The authors improve the Pix2Pix framework by using a coarse-to-fine generator, a multi-scale discriminator architecture, and a robust adversarial learning objective function.

../_images/high-res-img-syth-semantic-manipulation-cgan-1.png

Coarse-to-fine generator: The authors decompose the generator into two sub-networks: the global generator network \(G_1\) and the local enhancer \(G_2\). The global generator network outputs at a resolution of 1024 x 512, and the local enhancer outputs with a resolution of 2048 x 1024. Additional local enhancer networks could be utilized to synthesize images at an higher resolution.

The global generator is built on the architecture proposed in [1]. It consists of 3 components: a convolutional front-end \(G_1^{(F)}\), a set of residual blocks \(G_1^{(R)}\), and a transposed convolutional back-end \(G_1^{(B)}\).

The local enhancer network also consists of 3 components: a convolutional front-end \(G_2^{(F)}\), a set of residual blocks \(G_2^{(R)}\), and a transposed convolutional back-end \(G_2^{(B)}\). The input to \(G_2^{(R)}\) is the element-wise sum of the \(G_2^{(F)}\) and \(G_1^{(B)}\).

During training, they first train \(G_1\) on lower resolution images, and then train the two networks jointly on high resolution images.

Multi-scale discriminators: The authors use 3 discriminators that have an identical network structure but operate at different image scales, referred to as \(D_1\), \(D_2\), and \(D_3\). Without the mutli-scale discriminators, the authors observe that many repeated patterns often appear in the generated images.

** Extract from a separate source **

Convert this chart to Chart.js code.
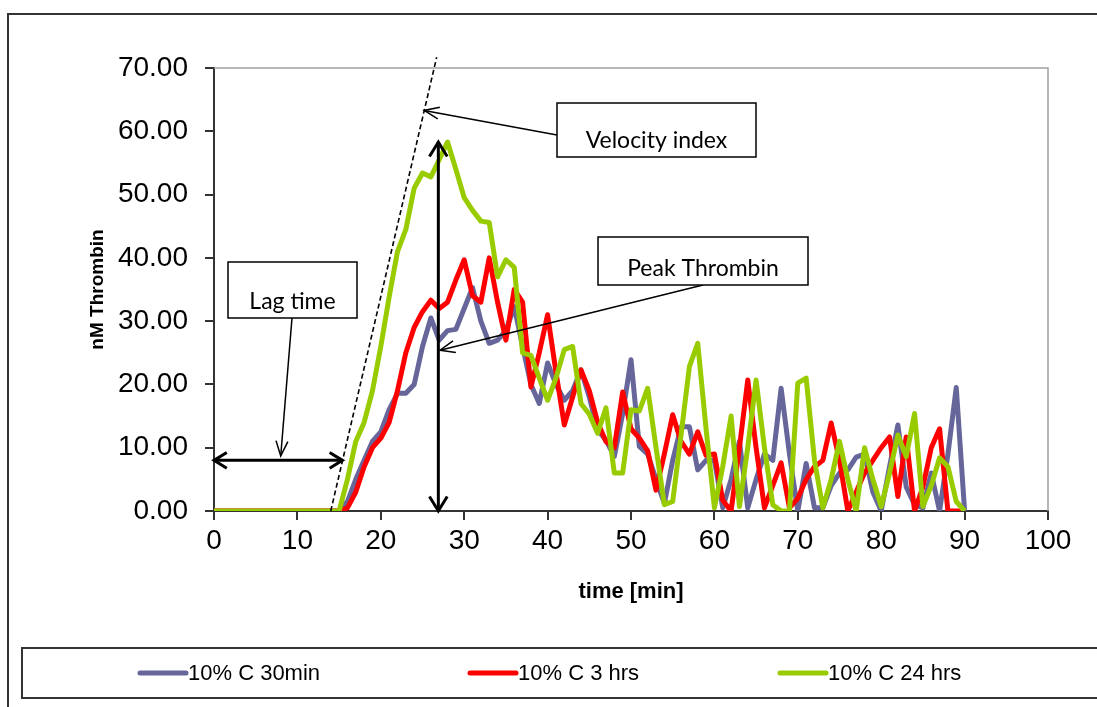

Improved adversarial loss: The authors improve the GAN loss by incorporating a feature matching loss based on the discriminator. Specifically, they extract features from multiple layers of the discriminator and learn to match these intermediate representations from the real and the synthesized images. The feature matching loss \(\mathcal{L}_{FM}(G, D_k)\) is calculated as:

\[\mathcal{L}_{FM}(G, D_k) = \mathbb{E}_{(\mathbf{s}, \mathbf{x})} \frac{1}{N_i} \left[ \left\lVert D_k^{(i)}(\mathbf{s}, \mathbf{x}) - D_k^{(i)}(\mathbf{s}, G(\mathbf{s})) \right\rVert_1 \right]\]

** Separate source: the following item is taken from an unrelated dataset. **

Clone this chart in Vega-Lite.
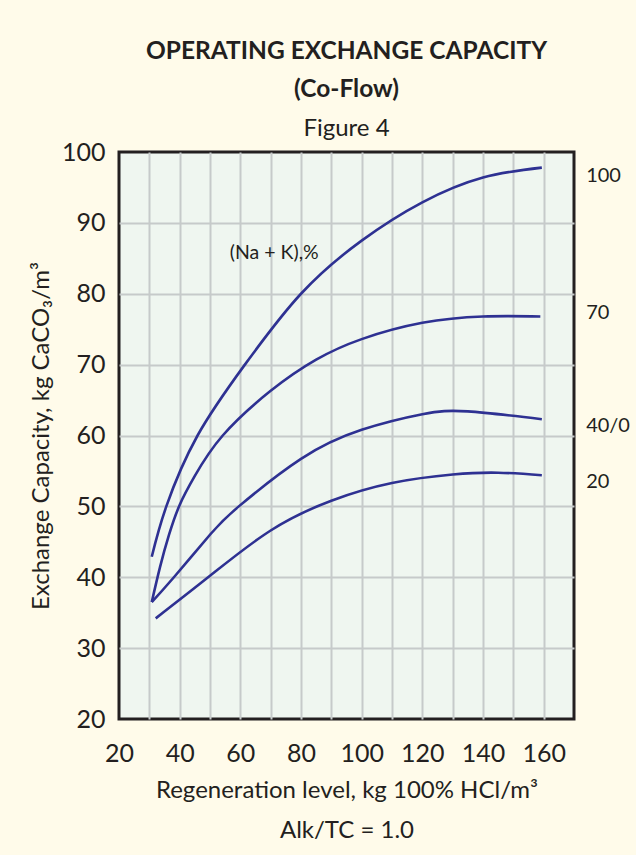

The full objective combines both GAN loss and feature matching loss as:

\[\min_G \left( \left( \max_{D_1, D_2, D_3} \sum_{k=1, 2, 3} \mathcal{L}_{GAN}(G, D_k) \right) + \lambda \sum_{k=1, 2, 3} \mathcal{L}_{FM}(G, D_k) \right)\]

Using Instance Maps

The authors argue that the most critical information the instance map provides is the object boundary. A pixel in the instance boundary map is 1 if its object ID is different from any of its 4-neighbors, and 0 otherwise. The input to the networks is the channel-wise concatenation of instance boundary map, semantic label map, and the image.

../_images/high-res-img-syth-semantic-manipulation-cgan-2.png ../_images/high-res-img-syth-semantic-manipulation-cgan-3.png

Learning an Instance-Level Feature Embedding

To generate diverse images and allow instance-level control, the authors propose adding additional low-dimensional feature channels as the input to the generator network.

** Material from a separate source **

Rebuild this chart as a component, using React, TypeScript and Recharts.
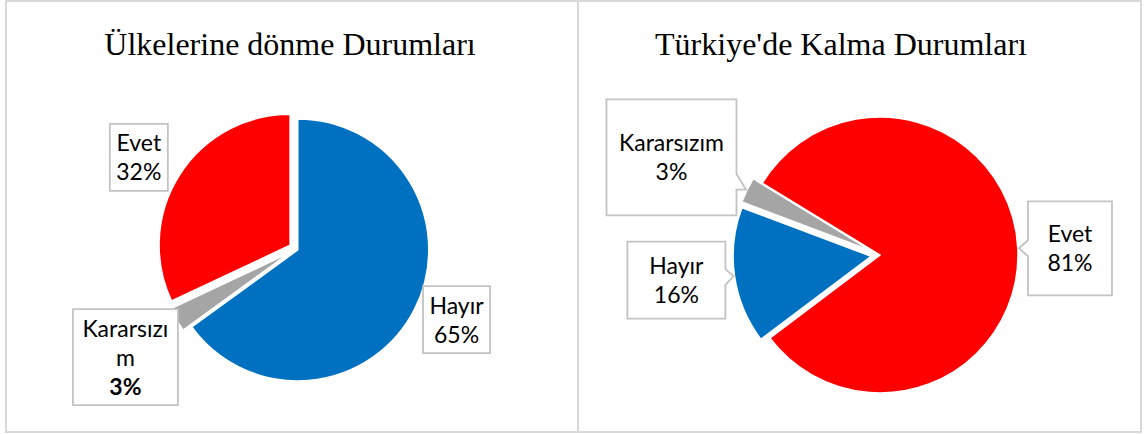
import React from 'react';
import { PieChart, Pie, Cell } from 'recharts';

// kategori sırası: Excel'deki dilim sırası (saat yönünde)
const categories = ['Hayır', 'Kararsızım', 'Evet'];
const donmeValues = [65, 3, 32];
const kalmaValues = [16, 3, 81];
const titles = ['Ülkelerine dönme Durumları', "Türkiye'de Kalma Durumları"];

const colors: Record<string, string> = {
  Hayır: '#0070C0',
  Kararsızım: '#A5A5A5',
  Evet: '#FF0000',
};

type LabelStyle = {
  dist: number;
  shift: [number, number];
  w: number;
  h: number;
  wrap?: number;
  boldValue?: boolean;
  pointer?: boolean;
};

type ChartCfg = {
  title: string;
  values: number[];
  left: number;
  width: number;
  borderLeft: boolean;
  titleX: number;
  cx: number;
  cy: number;
  r: number;
  startAngle: number;
  explode: number[];
  labels: LabelStyle[];
};

const charts: ChartCfg[] = [
  {
    title: titles[0],
    values: donmeValues,
    left: 5,
    width: 574,
    borderLeft: true,
    titleX: 285,
    cx: 291,
    cy: 249,
    r: 131,
    startAngle: 90,
    explode: [2, 8, 7],
    labels: [
      { dist: 173, shift: [4.6, -8.9], w: 67, h: 67 },
      { dist: 194, shift: [3.3, 5.3], w: 105, h: 96, wrap: 9, boldValue: true, pointer: true },
      { dist: 175, shift: [-3.5, 5.9], w: 58, h: 67 },
    ],
  },
  {
    title: titles[1],
    values: kalmaValues,
    left: 579,
    width: 563,
    borderLeft: false,
    titleX: 262,
    cx: 301,
    cy: 255,
    r: 138,
    startAngle: 217,
    explode: [9, 10, 0],
    labels: [
      { dist: 196, shift: [-0.7, -4.1], w: 98, h: 77, pointer: true },
      { dist: 220, shift: [-1.8, 3.3], w: 130, h: 116, pointer: true },
      { dist: 190, shift: [0.2, 2.6], w: 84, h: 94, pointer: true },
    ],
  },
];

const RAD = Math.PI / 180;
const HEIGHT = 433;
const LABEL_FONT = 'Lato, "Noto Sans", sans-serif';
const LINE_H = 29;

function polar(cx: number, cy: number, r: number, angle: number): [number, number] {
  return [cx + r * Math.cos(angle * RAD), cy - r * Math.sin(angle * RAD)];
}

// dilimlerin orta açıları (patlatma yönü için)
function midAngles(values: number[], start: number) {
  const total = values.reduce((a, b) => a + b, 0);
  let a = start;
  return values.map((v) => {
    const span = (v / total) * 360;
    const m = a - span / 2;
    a -= span;
    return m;
  });
}

function calloutPath(x0: number, y0: number, x1: number, y1: number, tip: [number, number] | null) {
  if (!tip) return `M${x0},${y0}H${x1}V${y1}H${x0}Z`;
  const [tx, ty] = tip;
  const mid = (y0 + y1) / 2;
  const yb = ty + 0.25 * (mid - ty);
  const b0 = Math.max(y0 + 3, yb - 8);
  const b1 = Math.min(y1 - 3, yb + 8);
  if (tx > x1) {
    return `M${x0},${y0}H${x1}V${b0}L${tx},${ty}L${x1},${b1}V${y1}H${x0}Z`;
  }
  if (tx < x0) {
    return `M${x0},${y0}H${x1}V${y1}H${x0}V${b1}L${tx},${ty}L${x0},${b0}Z`;
  }
  return `M${x0},${y0}H${x1}V${y1}H${x0}Z`;
}

function PiePanel({ cfg }: { cfg: ChartCfg }) {
  const rows = categories.map((name, i) => ({ name, value: cfg.values[i] }));
  const mids = midAngles(cfg.values, cfg.startAngle);
  const endAngle = cfg.startAngle - 360;

  const renderLabel = (props: any) => {
    const i: number = props.index;
    const st = cfg.labels[i];
    const mid: number = props.midAngle;
    const [scx, scy] = polar(cfg.cx, cfg.cy, cfg.explode[i], mid);
    const [bx0, by0] = polar(scx, scy, st.dist, mid);
    const bx = bx0 + st.shift[0];
    const by = by0 + st.shift[1];
    const x0 = bx - st.w / 2;
    const y0 = by - st.h / 2;
    const tip = st.pointer ? polar(scx, scy, cfg.r + 1, mid) : null;
    const name = rows[i].name;
    const nameLines = st.wrap ? [name.slice(0, st.wrap), name.slice(st.wrap)] : [name];
    const lines = [...nameLines, `${rows[i].value}%`];
    const n = lines.length;
    return (
      <g key={`lbl-${i}`}>
        <path
          d={calloutPath(x0, y0, x0 + st.w, y0 + st.h, tip)}
          fill="#fff"
          stroke="#c3c3c3"
          strokeWidth={1.8}
        />
        {lines.map((t, j) => (
          <text
            key={j}
            x={bx}
            y={by + (j - (n - 1) / 2) * LINE_H + 8.5}
            textAnchor="middle"
            fontFamily={LABEL_FONT}
            fontSize={23}
            fontWeight={st.boldValue && j === n - 1 ? 700 : 400}
            fill="#000"
          >
            {t}
          </text>
        ))}
      </g>
    );
  };

  return (
    <>
      <div
        style={{
          position: 'absolute',
          left: cfg.left,
          top: 0,
          width: cfg.width,
          height: HEIGHT,
          boxSizing: 'border-box',
          border: '2px solid #d9d9d9',
          borderLeft: cfg.borderLeft ? '2px solid #d9d9d9' : 'none',
        }}
      />
      <div style={{ position: 'absolute', left: cfg.left, top: 0 }}>
        <PieChart width={cfg.width} height={HEIGHT} margin={{ top: 0, right: 0, bottom: 0, left: 0 }}>
          {rows.map((_, k) => {
            const [pcx, pcy] = polar(cfg.cx, cfg.cy, cfg.explode[k], mids[k]);
            return (
              <Pie
                key={k}
                data={rows}
                dataKey="value"
                nameKey="name"
                cx={pcx}
                cy={pcy}
                outerRadius={cfg.r}
                startAngle={cfg.startAngle}
                endAngle={endAngle}
                isAnimationActive={false}
                label={false}
                labelLine={false}
              >
                {rows.map((d, i) => (
                  <Cell
                    key={i}
                    fill={i === k ? colors[d.name] : 'none'}
                    stroke={i === k ? '#fff' : 'none'}
                    strokeWidth={1.5}
                  />
                ))}
              </Pie>
            );
          })}
          <Pie
            data={rows}
            dataKey="value"
            nameKey="name"
            cx={cfg.cx}
            cy={cfg.cy}
            outerRadius={cfg.r}
            startAngle={cfg.startAngle}
            endAngle={endAngle}
            isAnimationActive={false}
            labelLine={false}
            label={renderLabel}
          >
            {rows.map((_, i) => (
              <Cell key={i} fill="none" stroke="none" />
            ))}
          </Pie>
        </PieChart>
      </div>
      <div
        style={{
          position: 'absolute',
          left: cfg.left + cfg.titleX - 300,
          top: 28,
          width: 600,
          textAlign: 'center',
          fontFamily: '"Liberation Serif", "Times New Roman", serif',
          fontSize: 32,
          lineHeight: '32px',
          color: '#000',
          whiteSpace: 'nowrap',
          pointerEvents: 'none',
        }}
      >
        {cfg.title}
      </div>
    </>
  );
}

export default function App() {
  return (
    <div
      style={{
        position: 'absolute',
        left: 0,
        top: 0,
        width: 1148,
        height: 434,
        background: '#fff',
        overflow: 'hidden',
      }}
    >
      {charts.map((c, i) => (
        <PiePanel key={i} cfg={c} />
      ))}
    </div>
  );
}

They train an encoder network \(E\) to find a low-dimensional feature vector that corresopnds to the ground truth target for each instance in the image. An instance-wise average pooling layer is used to compute the average feature for the object instance. The average feature is then broadcast to all the pixel locations of the instance.

../_images/high-res-img-syth-semantic-manipulation-cgan-4.png

Results

To quantify the quality of the results, the authors perform semantic segmentation on the synthesized images and compare how well the predicted segments match the input.

They further evalute the algorithm via a human subjective study.

../_images/high-res-img-syth-semantic-manipulation-cgan-5.png

References

[1] Johnson, J., Alahi, A., & Fei-Fei, L. (2016, October). Perceptual losses for real-time style transfer and super-resolution. In European conference on computer vision (pp. 694-711). Springer, Cham.